BRIEF:
Your task is to retype, word for word, the lines from the start of the data through the line holding "2021, 2022, 2023]". Do not include the pictures.

──────────────────────────────

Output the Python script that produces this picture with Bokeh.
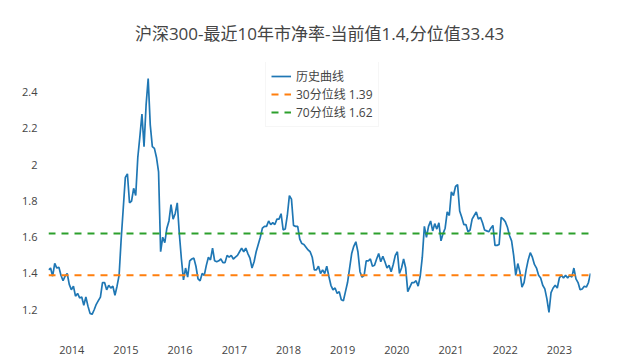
import pandas as pd
from bokeh.plotting import figure
from bokeh.models import (ColumnDataSource, Legend, LegendItem, FixedTicker,
                          DatetimeTickFormatter, NumeralTickFormatter, Range1d)
from bokeh.embed import file_html
from bokeh.resources import INLINE

title_text = "沪深300-最近10年市净率-当前值1.4,分位值33.43"
series_name = "历史曲线"
p30_label, p30_value = "30分位线", 1.39
p70_label, p70_value = "70分位线", 1.62
start_date = "2013-07-28"
step = "14D"
tick_years = [2014, 2015, 2016, 2017, 2018, 2019, 2020, 2021, 2022, 2023]

# P/B values, one every two weeks
pb = [
    1.42, 1.43, 1.385, 1.456, 1.43, 1.435, 1.39, 1.36, 1.385, 1.40,
    1.34, 1.31, 1.33, 1.275, 1.29, 1.265, 1.27, 1.225, 1.27, 1.22,
    1.18, 1.175, 1.20, 1.23, 1.25, 1.27, 1.35, 1.35, 1.31, 1.335,
    1.32, 1.33, 1.28, 1.33, 1.39, 1.59, 1.76, 1.93, 1.95, 1.79,
    1.80, 1.87, 1.83, 2.04, 2.155, 2.28, 2.10, 2.33, 2.475, 2.22,
    2.10, 2.09, 2.04, 1.96, 1.52, 1.60, 1.57, 1.65, 1.69, 1.78,
    1.70, 1.73, 1.79, 1.62, 1.48, 1.365, 1.43, 1.38, 1.47, 1.48,
    1.485, 1.44, 1.37, 1.36, 1.40, 1.39, 1.445, 1.49, 1.475, 1.54,
    1.47, 1.465, 1.47, 1.48, 1.46, 1.46, 1.50, 1.49, 1.50, 1.48,
    1.49, 1.50, 1.52, 1.54, 1.52, 1.54, 1.51, 1.485, 1.43, 1.465,
    1.52, 1.56, 1.60, 1.65, 1.66, 1.66, 1.69, 1.67, 1.68, 1.67,
    1.70, 1.70, 1.73, 1.64, 1.645, 1.72, 1.83, 1.81, 1.665, 1.66,
    1.66, 1.59, 1.565, 1.56, 1.545, 1.53, 1.52, 1.49, 1.42, 1.42,
    1.44, 1.40, 1.42, 1.40, 1.44, 1.385, 1.335, 1.31, 1.32, 1.29,
    1.30, 1.255, 1.25, 1.30, 1.35, 1.43, 1.51, 1.55, 1.575, 1.52,
    1.41, 1.38, 1.39, 1.47, 1.47, 1.48, 1.44, 1.445, 1.48, 1.51,
    1.465, 1.495, 1.465, 1.43, 1.445, 1.41, 1.45, 1.50, 1.52, 1.40,
    1.43, 1.48, 1.43, 1.30, 1.325, 1.35, 1.35, 1.36, 1.33, 1.385,
    1.49, 1.66, 1.60, 1.66, 1.69, 1.635, 1.675, 1.645, 1.68, 1.58,
    1.62, 1.65, 1.74, 1.72, 1.85, 1.83, 1.88, 1.89, 1.745, 1.71,
    1.67, 1.67, 1.63, 1.64, 1.70, 1.72, 1.74, 1.70, 1.71, 1.68,
    1.64, 1.635, 1.63, 1.65, 1.665, 1.555, 1.555, 1.56, 1.71, 1.70,
    1.685, 1.655, 1.61, 1.58, 1.50, 1.39, 1.455, 1.41, 1.325, 1.35,
    1.42, 1.475, 1.515, 1.49, 1.45, 1.43, 1.39, 1.375, 1.335, 1.315,
    1.26, 1.185, 1.295, 1.32, 1.335, 1.32, 1.375, 1.39, 1.375, 1.39,
    1.375, 1.39, 1.38, 1.43, 1.37, 1.35, 1.31, 1.315, 1.33, 1.325,
    1.35, 1.40,
]
y_ticks = [1.2, 1.4, 1.6, 1.8, 2.0, 2.2, 2.4]

dates = pd.date_range(start_date, periods=len(pb), freq=step)
src = ColumnDataSource(dict(date=dates, pb=pb))
x_ticks = [pd.Timestamp(f"{y}-01-01").value / 1e6 for y in tick_years]

FONT = "Open Sans, Noto Sans CJK SC, sans-serif"

p = figure(width=640, height=356, x_axis_type="datetime",
           output_backend="svg", toolbar_location=None,
           x_range=Range1d(dates[0], dates[-1]),
           y_range=Range1d(1.069, 2.564),
           min_border_left=48, min_border_right=50,
           min_border_top=62, min_border_bottom=20)
p.outline_line_color = None
p.background_fill_color = "white"
p.border_fill_color = "white"
p.xgrid.visible = False
p.ygrid.visible = False

p.title.text = title_text
p.title.align = "center"
p.title.vertical_align = "top"
p.title.text_font = FONT
p.title.text_font_size = "17px"
p.title.text_font_style = "normal"
p.title.text_color = "#444444"
p.title.standoff = 32

r_main = p.line("date", "pb", source=src, line_color="#1f77b4", line_width=1.7)
r30 = p.line([dates[0], dates[-1]], [p30_value, p30_value], line_color="#ff7f0e",
             line_width=2, line_dash="7 6")
r70 = p.line([dates[0], dates[-1]], [p70_value, p70_value], line_color="#2ca02c",
             line_width=2, line_dash="7 6")

for ax in (p.xaxis[0], p.yaxis[0]):
    ax.axis_line_color = None
    ax.major_tick_line_color = None
    ax.minor_tick_line_color = None
    ax.major_label_text_font = FONT
    ax.major_label_text_font_size = "11px"
    ax.major_label_text_color = "#444444"

p.xaxis[0].ticker = FixedTicker(ticks=x_ticks)
p.xaxis[0].formatter = DatetimeTickFormatter(years="%Y", months="%Y", days="%Y")
p.xaxis[0].major_label_standoff = 6
p.yaxis[0].ticker = FixedTicker(ticks=y_ticks)
p.yaxis[0].formatter = NumeralTickFormatter(format="0.[0]")
p.yaxis[0].major_label_standoff = 5

legend = Legend(items=[
    LegendItem(label=series_name, renderers=[r_main]),
    LegendItem(label=f"{p30_label} {p30_value}", renderers=[r30]),
    LegendItem(label=f"{p70_label} {p70_value}", renderers=[r70]),
], location=(217, 206))
legend.label_text_font = FONT
legend.label_text_font_size = "12px"
legend.label_text_color = "#444444"
legend.glyph_width = 20
legend.glyph_height = 14
legend.label_height = 14
legend.label_standoff = 5
legend.spacing = 0
legend.padding = 5
legend.margin = 0
legend.border_line_color = "#eeeeee"
legend.background_fill_color = "white"
legend.background_fill_alpha = 1
p.add_layout(legend, "center")

open("out.html", "w").write(file_html(p, INLINE))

──────────────────────────────

SOLVED EXERCISE:
Output the Python script that produces this picture with Bokeh.
import pandas as pd
from bokeh.plotting import figure
from bokeh.models import (ColumnDataSource, Legend, LegendItem, FixedTicker,
                          DatetimeTickFormatter, NumeralTickFormatter, Range1d)
from bokeh.embed import file_html
from bokeh.resources import INLINE

title_text = "沪深300-最近10年市净率-当前值1.4,分位值33.43"
series_name = "历史曲线"
p30_label, p30_value = "30分位线", 1.39
p70_label, p70_value = "70分位线", 1.62
start_date = "2013-07-28"
step = "14D"
tick_years = [2014, 2015, 2016, 2017, 2018, 2019, 2020, 2021, 2022, 2023]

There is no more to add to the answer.